Since this right-wing — which operates through the Organization of American States and the Lima Group — lacks autonomy and simply obeys orders from Washington, the anti-fascist struggle in Latin America is in fact a battle against imperialism. These two faces of the same popular resistance against the enemies of our peoples constitute another enduring message from the theorists of dependency.

Theoretical links

A final observation on the position of the Marxist Theory of Dependence in critical thinking: Let’s remember that it was located at the opposite pole of [Brazilian political leader] Fernando Henrique Cardoso’s conventional version; this thinker first rejected the contradiction between dependency and development, then postulated development associated with transnational corporations and finally adopted all the dogmas of neoliberalism.

I believe that Marini, Dos Santos and Bambirra always sought to extend their conception beyond Latin America. And that comprehensive view was confirmed in recent applications, such as the use of dependency models to interpret the debt crisis in Greece.
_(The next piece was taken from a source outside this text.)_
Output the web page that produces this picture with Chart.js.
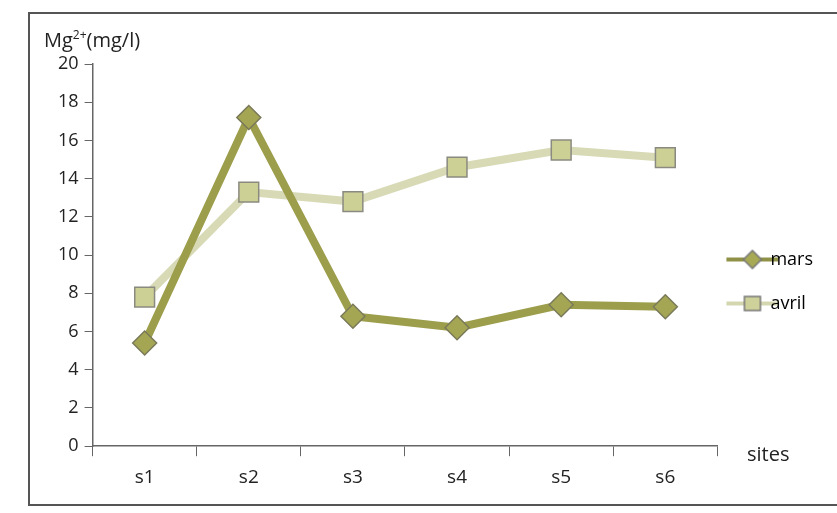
<!DOCTYPE html>
<html>
<head>
<meta charset="utf-8">
<script src="https://cdn.jsdelivr.net/npm/chart.js@4/dist/chart.umd.min.js"></script>
<style>
    body { margin: 0; background: #fff; }
    #wrap { position: relative; width: 837px; height: 513px; overflow: hidden; }
    #frame { position: absolute; left: 28px; top: 12px; width: 900px; height: 494px;
             border: 2px solid #555; box-sizing: border-box; }
    .lbl { position: absolute; font-family: "Open Sans", "Liberation Sans", sans-serif;
           font-size: 20px; color: #222; }
    canvas { position: absolute; left: 0; top: 0; }
</style>
</head>
<body>
<div id="wrap">
    <div id="frame"></div>
    <canvas id="mgChart" width="837" height="513"></canvas>
    <div class="lbl" style="left:44px; top:26px;">Mg<sup style="font-size:12px">2+</sup>(mg/l)</div>
    <div class="lbl" style="left:747px; top:440px;">sites</div>
</div>
<script>
var sites = ["s1", "s2", "s3", "s4", "s5", "s6"];
var mars = [5.4, 17.2, 6.8, 6.2, 7.4, 7.3];
var avril = [7.8, 13.3, 12.8, 14.6, 15.5, 15.1];

var ctx = document.getElementById("mgChart").getContext("2d");

function legendIcon(shape) {
    var c = document.createElement("canvas");
    c.width = 56;
    c.height = 24;
    var g = c.getContext("2d");
    g.lineWidth = 4;
    g.strokeStyle = shape == "diamond" ? "#8f9146" : "#d4d6b0";
    g.beginPath();
    g.moveTo(2, 12);
    g.lineTo(54, 12);
    g.stroke();
    g.lineWidth = 1.5;
    g.strokeStyle = "#777";
    if (shape == "diamond") {
        g.fillStyle = "#a7a955";
        g.beginPath();
        g.moveTo(28, 3);
        g.lineTo(37, 12);
        g.lineTo(28, 21);
        g.lineTo(19, 12);
        g.closePath();
        g.fill();
        g.stroke();
    } else {
        g.fillStyle = "#cfd19b";
        g.fillRect(20, 5, 16, 14);
        g.strokeRect(20, 5, 16, 14);
    }
    return c;
}

var marsIcon = legendIcon("diamond");
var avrilIcon = legendIcon("square");

var mgChart = new Chart(ctx, {
    type: 'line',
    data: {
        labels: sites,
        datasets: [
            {
                label: 'mars',
                data: mars,
                borderColor: "#9c9e4c",
                backgroundColor: "#a7a955",
                borderWidth: 8,
                pointStyle: 'rectRot',
                pointRadius: 12,
                pointBorderColor: "#7a7a5a",
                pointBorderWidth: 1.5,
                pointBackgroundColor: "#a4a653",
                tension: 0
            },
            {
                label: 'avril',
                data: avril,
                borderColor: "#d8dab6",
                backgroundColor: "#cfd19b",
                borderWidth: 8,
                pointStyle: 'rect',
                pointRadius: 14,
                pointBorderColor: "#8a8a80",
                pointBorderWidth: 1.5,
                pointBackgroundColor: "#cdd094",
                tension: 0
            }]
    },
    options: {
        responsive: false,
        animation: false,
        layout: {
            padding: { left: 52, top: 64, right: 14, bottom: 14 }
        },
        plugins: {
            legend: {
                position: 'right',
                labels: {
                    usePointStyle: true,
                    color: "#222",
                    padding: 26,
                    font: { family: "Open Sans", size: 18 },
                    generateLabels: function (chart) {
                        return [
                            { text: 'mars', pointStyle: marsIcon, datasetIndex: 0, lineWidth: 0 },
                            { text: 'avril', pointStyle: avrilIcon, datasetIndex: 1, lineWidth: 0 }
                        ];
                    }
                }
            },
            tooltip: { enabled: false }
        },
        scales: {
            x: {
                offset: true,
                border: { color: "#666", width: 1.5 },
                grid: { drawOnChartArea: false, offset: true, tickLength: 10, color: "#666" },
                ticks: { color: "#222", padding: 10, font: { family: "Open Sans", size: 19 } }
            },
            y: {
                min: 0,
                max: 20,
                border: { color: "#666", width: 1.5 },
                grid: { drawOnChartArea: false, tickLength: 8, color: "#666" },
                ticks: { stepSize: 2, color: "#222", padding: 6, font: { family: "Open Sans", size: 18 } }
            }
        }
    }
});
</script>
</body>
</html>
Their concept has also been used to explain how the euro is a monetary association, which imposes value transfers from the periphery to the center of Europe.

I think that such a widespread application of the Theory of Dependency is inspired by the writings of the mature Marx, who reevaluated the national struggle while imagining transitions to socialism from communal forms. It is also based on the later analyses of the classical (and post-war) Marxists, who wrote about the mechanisms of the drain of resources and the appropriation of the surplus of the periphery.

It is also necessary to note the harmony with contemporary thinkers, who explained the reasons for the dependence of Asia and Africa. Or the connection with authors who in recent years have theorized the dynamic of accumulation by dispossession and the new imperial logic dictated by mobile global overproduction.

In all those cases we can see how the dependency theory matured always in fruitful conceptual encounters. An important case was the connection with world-system theory — to understand how underdevelopment is recreated with the stratifications imposed by the international division of labor.

This same kind of confluence with endogenous Marxism [of Ecuadorian Agustín Cueva] made it possible to complement the analysis of the external extraction of resources with studies of internal obstructions to development.

In summary: I believe that if we persist in this tradition that enriches theoretical connections, we will be able to overcome the condition of being simple cultivators of dependency theory. And in that way we will be able to mature and correct mistakes collectively, facing the challenges of a political context very different from the one that reigned in the 1970s. This new scenario should lead us to revise our conceptions in the light of the real problems of the popular movement and the left.

Profiles and tributes

I conclude this presentation with a tribute to three recently deceased figures of the Theory of Dependency: Samir Amin, Theotonio Dos Santos and Immanuel Wallerstein. All three shared the profile of the intellectual who aspires to reunify the social sciences, without imposing the primacy of one discipline over another. All three favored an all-around approach and sought different paths to avoid academic confinement.

For these reasons this award is also for them. It is a recognition to the memory and the great work of those who guided the development of the Theory of Dependency. I am sure they would be very happy to notice how their work is read and studied as a weapon of struggle — in the university, in the street and in the militancy joined with the masses.

They aspired to build a future of equality and justice, their goal was a society with neither exploiters nor exploited masses, and we have the responsibility to make that ideal a reality. So again, thank you all very much for coming to this presentation of thinkers, comrades and friends.